§ Material for the task:
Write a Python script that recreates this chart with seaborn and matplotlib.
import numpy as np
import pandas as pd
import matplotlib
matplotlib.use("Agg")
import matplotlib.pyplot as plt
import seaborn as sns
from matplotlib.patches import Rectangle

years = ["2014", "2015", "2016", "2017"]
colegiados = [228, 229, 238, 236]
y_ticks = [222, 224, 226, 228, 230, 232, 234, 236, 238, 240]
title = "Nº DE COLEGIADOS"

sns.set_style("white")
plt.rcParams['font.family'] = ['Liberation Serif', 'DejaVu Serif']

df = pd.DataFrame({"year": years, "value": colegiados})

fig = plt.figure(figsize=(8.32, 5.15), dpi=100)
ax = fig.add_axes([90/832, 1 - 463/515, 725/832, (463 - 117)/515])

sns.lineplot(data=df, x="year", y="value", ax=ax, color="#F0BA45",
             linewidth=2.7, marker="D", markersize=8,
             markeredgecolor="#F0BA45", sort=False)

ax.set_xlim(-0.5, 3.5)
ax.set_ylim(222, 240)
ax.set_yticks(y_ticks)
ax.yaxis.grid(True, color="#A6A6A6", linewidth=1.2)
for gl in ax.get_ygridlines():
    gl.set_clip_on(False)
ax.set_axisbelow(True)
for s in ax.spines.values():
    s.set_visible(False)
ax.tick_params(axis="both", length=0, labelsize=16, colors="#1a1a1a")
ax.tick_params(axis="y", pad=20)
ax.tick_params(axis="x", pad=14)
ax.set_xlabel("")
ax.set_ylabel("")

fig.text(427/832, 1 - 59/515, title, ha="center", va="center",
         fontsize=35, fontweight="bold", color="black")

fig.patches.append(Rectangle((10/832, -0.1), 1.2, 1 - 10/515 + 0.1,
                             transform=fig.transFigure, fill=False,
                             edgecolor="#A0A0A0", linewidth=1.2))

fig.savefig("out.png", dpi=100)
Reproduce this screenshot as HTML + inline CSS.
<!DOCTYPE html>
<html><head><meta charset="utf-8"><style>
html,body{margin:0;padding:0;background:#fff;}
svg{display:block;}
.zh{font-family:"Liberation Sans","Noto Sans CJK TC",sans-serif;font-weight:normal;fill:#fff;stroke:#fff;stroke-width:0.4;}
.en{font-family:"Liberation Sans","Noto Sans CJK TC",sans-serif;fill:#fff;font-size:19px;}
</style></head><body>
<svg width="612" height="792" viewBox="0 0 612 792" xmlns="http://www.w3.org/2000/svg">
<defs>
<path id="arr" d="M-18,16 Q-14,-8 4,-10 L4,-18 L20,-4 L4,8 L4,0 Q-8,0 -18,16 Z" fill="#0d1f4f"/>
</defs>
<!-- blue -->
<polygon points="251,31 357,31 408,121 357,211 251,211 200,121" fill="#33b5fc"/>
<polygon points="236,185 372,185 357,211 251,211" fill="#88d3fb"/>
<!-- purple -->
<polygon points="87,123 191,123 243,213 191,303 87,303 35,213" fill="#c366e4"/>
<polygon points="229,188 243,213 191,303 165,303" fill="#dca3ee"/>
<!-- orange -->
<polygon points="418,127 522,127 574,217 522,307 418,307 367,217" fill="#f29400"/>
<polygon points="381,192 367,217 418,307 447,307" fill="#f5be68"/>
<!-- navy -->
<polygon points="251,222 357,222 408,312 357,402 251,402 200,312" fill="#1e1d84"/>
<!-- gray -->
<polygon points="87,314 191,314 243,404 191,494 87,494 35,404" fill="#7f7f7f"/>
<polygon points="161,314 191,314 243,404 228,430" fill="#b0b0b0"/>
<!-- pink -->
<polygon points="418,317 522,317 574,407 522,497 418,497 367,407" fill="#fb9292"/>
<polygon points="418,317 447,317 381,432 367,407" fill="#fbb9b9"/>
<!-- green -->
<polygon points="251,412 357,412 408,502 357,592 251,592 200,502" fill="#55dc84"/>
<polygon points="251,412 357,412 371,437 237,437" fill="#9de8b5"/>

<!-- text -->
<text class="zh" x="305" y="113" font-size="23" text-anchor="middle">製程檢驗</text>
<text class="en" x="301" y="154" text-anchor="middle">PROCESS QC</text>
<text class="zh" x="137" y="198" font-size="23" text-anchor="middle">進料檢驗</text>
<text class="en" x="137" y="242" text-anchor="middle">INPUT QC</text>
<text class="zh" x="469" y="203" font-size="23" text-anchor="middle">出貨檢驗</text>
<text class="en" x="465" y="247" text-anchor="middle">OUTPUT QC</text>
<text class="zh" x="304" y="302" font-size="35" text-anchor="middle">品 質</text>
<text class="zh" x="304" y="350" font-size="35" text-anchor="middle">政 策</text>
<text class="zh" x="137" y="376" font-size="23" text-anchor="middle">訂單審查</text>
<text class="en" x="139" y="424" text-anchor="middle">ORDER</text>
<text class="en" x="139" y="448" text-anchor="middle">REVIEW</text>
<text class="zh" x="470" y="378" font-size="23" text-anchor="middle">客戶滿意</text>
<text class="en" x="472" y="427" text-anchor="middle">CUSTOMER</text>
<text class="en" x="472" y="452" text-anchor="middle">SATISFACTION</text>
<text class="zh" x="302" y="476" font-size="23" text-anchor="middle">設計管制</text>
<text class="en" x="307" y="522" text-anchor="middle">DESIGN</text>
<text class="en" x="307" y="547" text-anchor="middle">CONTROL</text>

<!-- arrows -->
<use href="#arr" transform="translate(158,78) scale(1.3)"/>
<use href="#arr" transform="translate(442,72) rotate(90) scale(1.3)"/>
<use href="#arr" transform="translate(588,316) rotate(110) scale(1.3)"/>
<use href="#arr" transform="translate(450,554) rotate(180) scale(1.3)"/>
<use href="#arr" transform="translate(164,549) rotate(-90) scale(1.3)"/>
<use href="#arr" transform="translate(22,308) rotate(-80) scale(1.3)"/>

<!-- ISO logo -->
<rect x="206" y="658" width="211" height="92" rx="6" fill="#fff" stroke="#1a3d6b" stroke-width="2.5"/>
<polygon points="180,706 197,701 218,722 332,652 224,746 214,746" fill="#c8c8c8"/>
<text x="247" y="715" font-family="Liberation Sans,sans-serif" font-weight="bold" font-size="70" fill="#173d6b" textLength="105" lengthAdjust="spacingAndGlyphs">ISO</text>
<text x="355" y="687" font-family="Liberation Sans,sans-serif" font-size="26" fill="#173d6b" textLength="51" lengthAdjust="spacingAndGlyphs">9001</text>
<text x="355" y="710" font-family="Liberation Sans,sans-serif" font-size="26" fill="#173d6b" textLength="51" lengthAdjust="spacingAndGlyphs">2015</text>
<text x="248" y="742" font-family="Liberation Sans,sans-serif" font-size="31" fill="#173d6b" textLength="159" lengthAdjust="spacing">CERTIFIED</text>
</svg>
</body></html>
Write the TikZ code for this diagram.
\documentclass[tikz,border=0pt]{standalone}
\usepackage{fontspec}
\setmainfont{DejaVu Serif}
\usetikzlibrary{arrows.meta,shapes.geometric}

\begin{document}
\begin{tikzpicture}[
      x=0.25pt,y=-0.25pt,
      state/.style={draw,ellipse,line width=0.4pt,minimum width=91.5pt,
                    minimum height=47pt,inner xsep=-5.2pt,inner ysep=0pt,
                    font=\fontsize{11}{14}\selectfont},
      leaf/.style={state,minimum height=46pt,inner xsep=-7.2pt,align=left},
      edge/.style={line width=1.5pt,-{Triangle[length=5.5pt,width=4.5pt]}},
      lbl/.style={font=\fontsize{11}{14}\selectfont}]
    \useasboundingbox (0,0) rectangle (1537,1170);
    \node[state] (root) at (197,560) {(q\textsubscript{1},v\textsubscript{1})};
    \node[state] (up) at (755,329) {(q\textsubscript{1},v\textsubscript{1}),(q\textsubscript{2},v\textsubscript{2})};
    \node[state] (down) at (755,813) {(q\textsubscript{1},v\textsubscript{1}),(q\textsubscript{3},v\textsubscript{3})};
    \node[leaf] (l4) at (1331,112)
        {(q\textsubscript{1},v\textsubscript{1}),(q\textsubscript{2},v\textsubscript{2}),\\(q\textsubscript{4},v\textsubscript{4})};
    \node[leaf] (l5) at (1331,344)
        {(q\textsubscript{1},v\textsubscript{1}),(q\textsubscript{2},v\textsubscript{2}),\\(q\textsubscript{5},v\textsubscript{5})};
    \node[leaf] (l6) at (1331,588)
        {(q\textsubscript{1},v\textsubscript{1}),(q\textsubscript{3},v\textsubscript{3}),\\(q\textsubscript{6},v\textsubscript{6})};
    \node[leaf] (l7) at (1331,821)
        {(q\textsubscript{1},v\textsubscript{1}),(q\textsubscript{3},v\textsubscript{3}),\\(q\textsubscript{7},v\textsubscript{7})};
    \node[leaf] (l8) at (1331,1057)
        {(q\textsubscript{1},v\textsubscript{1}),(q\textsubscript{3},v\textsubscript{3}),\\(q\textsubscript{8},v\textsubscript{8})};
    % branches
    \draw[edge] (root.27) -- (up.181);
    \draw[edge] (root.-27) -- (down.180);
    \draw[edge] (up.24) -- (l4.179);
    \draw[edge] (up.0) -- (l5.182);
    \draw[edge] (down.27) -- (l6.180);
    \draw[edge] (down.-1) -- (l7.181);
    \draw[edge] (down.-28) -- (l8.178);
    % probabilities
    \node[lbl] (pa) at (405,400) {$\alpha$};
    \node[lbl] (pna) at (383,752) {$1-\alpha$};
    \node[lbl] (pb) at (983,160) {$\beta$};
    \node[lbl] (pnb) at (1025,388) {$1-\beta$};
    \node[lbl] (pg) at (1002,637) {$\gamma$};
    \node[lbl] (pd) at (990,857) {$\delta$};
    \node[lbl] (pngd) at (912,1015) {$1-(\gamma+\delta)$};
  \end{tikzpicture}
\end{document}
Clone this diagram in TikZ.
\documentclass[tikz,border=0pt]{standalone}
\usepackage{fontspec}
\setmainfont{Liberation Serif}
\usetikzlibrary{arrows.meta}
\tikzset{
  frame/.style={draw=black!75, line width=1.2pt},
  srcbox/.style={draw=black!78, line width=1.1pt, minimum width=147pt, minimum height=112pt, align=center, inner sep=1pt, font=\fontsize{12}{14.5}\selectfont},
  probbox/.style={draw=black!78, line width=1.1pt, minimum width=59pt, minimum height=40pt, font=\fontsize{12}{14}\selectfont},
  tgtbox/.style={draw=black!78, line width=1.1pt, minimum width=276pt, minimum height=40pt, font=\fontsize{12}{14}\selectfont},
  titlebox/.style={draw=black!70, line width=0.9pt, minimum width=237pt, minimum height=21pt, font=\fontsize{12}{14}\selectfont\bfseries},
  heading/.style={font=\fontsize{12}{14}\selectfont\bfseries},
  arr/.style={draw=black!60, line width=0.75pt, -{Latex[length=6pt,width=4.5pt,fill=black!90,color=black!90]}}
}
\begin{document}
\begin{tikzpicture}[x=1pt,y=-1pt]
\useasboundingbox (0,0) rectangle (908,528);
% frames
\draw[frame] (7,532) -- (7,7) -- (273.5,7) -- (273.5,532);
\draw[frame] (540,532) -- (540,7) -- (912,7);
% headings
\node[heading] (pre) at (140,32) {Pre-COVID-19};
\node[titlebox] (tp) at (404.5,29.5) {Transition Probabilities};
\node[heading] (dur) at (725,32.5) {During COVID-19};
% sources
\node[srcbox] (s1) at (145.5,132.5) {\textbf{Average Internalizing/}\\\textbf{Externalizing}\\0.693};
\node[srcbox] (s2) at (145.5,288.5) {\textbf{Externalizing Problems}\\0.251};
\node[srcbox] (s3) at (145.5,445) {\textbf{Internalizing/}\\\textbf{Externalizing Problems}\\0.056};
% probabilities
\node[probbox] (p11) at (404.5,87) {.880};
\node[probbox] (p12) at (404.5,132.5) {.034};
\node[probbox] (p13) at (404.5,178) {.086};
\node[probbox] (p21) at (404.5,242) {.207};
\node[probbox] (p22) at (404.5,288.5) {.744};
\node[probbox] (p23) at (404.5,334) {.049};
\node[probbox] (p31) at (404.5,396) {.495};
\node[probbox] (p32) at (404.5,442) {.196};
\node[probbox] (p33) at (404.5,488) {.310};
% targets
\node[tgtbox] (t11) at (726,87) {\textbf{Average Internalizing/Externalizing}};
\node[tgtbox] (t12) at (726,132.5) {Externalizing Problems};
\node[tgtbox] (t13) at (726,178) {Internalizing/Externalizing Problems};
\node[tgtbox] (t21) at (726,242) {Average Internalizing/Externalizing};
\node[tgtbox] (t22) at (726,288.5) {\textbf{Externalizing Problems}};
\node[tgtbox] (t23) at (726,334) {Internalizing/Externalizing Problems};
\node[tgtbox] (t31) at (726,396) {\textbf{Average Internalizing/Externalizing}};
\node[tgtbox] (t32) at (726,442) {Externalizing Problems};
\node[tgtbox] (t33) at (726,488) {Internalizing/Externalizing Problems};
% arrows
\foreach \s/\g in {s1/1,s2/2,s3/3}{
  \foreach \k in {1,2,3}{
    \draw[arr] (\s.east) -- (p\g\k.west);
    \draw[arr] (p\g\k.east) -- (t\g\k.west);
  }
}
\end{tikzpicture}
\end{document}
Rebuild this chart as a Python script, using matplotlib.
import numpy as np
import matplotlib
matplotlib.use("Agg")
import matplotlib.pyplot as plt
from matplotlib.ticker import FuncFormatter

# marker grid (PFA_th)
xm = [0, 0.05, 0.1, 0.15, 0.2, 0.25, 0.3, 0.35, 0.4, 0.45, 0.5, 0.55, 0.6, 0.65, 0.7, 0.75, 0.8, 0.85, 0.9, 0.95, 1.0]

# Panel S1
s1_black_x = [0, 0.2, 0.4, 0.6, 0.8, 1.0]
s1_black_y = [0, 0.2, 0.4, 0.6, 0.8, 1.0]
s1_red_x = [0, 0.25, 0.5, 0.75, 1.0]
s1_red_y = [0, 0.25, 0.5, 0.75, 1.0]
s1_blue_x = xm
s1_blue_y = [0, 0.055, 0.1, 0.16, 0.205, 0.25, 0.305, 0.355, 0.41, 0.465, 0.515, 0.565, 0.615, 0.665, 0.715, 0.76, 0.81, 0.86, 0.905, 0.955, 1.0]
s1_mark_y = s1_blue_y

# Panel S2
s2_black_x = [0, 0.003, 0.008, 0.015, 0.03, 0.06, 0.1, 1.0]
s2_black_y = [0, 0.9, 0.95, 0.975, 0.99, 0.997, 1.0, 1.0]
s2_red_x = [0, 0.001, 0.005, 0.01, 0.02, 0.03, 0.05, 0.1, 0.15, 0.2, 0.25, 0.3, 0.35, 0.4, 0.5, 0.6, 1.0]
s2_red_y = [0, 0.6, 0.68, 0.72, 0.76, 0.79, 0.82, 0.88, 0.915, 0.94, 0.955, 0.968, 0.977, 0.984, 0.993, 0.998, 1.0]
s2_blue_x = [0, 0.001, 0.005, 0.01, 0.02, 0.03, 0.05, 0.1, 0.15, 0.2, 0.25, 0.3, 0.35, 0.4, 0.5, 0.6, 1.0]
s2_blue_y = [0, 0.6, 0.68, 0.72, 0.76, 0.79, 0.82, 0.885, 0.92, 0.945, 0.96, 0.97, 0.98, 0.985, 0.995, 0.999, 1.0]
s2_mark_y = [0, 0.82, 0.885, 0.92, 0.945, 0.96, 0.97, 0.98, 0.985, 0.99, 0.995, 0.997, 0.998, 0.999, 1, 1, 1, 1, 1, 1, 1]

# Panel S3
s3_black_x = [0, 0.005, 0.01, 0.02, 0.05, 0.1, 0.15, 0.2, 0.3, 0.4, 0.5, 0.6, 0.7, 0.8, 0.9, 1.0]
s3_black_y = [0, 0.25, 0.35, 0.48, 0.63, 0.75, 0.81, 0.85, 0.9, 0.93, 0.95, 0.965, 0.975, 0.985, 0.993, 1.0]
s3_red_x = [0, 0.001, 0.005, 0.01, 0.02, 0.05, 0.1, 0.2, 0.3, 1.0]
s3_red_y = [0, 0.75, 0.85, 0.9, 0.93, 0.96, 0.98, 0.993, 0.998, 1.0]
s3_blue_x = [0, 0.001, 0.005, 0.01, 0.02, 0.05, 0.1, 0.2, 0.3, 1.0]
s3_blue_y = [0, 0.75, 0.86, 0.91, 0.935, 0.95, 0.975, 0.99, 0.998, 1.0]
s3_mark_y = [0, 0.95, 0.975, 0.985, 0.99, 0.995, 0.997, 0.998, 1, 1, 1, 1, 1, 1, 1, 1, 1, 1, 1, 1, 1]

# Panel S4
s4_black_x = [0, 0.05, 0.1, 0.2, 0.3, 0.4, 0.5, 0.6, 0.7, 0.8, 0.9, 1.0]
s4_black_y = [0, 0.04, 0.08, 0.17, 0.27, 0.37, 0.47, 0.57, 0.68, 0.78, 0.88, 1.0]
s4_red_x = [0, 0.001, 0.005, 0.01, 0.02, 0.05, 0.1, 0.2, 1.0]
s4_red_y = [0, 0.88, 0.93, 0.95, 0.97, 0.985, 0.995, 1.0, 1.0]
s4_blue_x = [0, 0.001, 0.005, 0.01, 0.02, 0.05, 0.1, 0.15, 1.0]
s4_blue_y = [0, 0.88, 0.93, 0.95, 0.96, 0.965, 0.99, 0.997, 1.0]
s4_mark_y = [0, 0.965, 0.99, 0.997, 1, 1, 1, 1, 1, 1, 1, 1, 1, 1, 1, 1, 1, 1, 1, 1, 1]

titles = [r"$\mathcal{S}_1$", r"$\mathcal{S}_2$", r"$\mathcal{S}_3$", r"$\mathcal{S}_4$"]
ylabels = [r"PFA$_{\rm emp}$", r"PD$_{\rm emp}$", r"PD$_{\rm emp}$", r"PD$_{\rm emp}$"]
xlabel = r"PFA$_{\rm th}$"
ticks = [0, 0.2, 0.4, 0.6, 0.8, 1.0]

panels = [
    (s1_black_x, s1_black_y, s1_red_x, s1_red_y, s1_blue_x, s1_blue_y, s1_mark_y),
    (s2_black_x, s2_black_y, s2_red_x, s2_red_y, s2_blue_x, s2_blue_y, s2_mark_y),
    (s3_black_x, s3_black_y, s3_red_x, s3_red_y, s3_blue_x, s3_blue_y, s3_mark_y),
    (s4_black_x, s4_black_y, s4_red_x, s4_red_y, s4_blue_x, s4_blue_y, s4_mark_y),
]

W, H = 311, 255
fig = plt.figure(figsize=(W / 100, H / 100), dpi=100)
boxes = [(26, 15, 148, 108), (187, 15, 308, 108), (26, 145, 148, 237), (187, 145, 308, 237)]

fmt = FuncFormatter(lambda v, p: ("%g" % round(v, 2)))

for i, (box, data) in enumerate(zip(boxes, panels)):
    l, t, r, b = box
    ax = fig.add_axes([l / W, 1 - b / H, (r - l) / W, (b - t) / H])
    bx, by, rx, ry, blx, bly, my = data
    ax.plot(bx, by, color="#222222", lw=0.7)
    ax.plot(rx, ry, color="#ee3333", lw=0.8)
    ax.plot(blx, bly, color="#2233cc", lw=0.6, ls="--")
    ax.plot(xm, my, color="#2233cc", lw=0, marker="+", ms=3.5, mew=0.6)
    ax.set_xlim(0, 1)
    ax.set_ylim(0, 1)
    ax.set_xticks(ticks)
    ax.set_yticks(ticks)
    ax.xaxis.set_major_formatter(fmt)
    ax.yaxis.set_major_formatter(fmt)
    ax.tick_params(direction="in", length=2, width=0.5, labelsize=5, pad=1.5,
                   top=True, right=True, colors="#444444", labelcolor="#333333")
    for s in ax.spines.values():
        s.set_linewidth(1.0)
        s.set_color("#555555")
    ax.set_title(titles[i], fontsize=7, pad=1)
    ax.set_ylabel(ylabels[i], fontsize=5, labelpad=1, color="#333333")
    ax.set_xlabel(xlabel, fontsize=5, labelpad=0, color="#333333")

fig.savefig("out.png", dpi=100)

§ Objective:
Retype, word for word, every line from the line with "Rebuild this chart" to the line with "s1_mark_y = s1_blue_y", inclusive. Add nothing.

§ Exercise answer:
Rebuild this chart as a Python script, using matplotlib.
import numpy as np
import matplotlib
matplotlib.use("Agg")
import matplotlib.pyplot as plt
from matplotlib.ticker import FuncFormatter

# marker grid (PFA_th)
xm = [0, 0.05, 0.1, 0.15, 0.2, 0.25, 0.3, 0.35, 0.4, 0.45, 0.5, 0.55, 0.6, 0.65, 0.7, 0.75, 0.8, 0.85, 0.9, 0.95, 1.0]

# Panel S1
s1_black_x = [0, 0.2, 0.4, 0.6, 0.8, 1.0]
s1_black_y = [0, 0.2, 0.4, 0.6, 0.8, 1.0]
s1_red_x = [0, 0.25, 0.5, 0.75, 1.0]
s1_red_y = [0, 0.25, 0.5, 0.75, 1.0]
s1_blue_x = xm
s1_blue_y = [0, 0.055, 0.1, 0.16, 0.205, 0.25, 0.305, 0.355, 0.41, 0.465, 0.515, 0.565, 0.615, 0.665, 0.715, 0.76, 0.81, 0.86, 0.905, 0.955, 1.0]
s1_mark_y = s1_blue_y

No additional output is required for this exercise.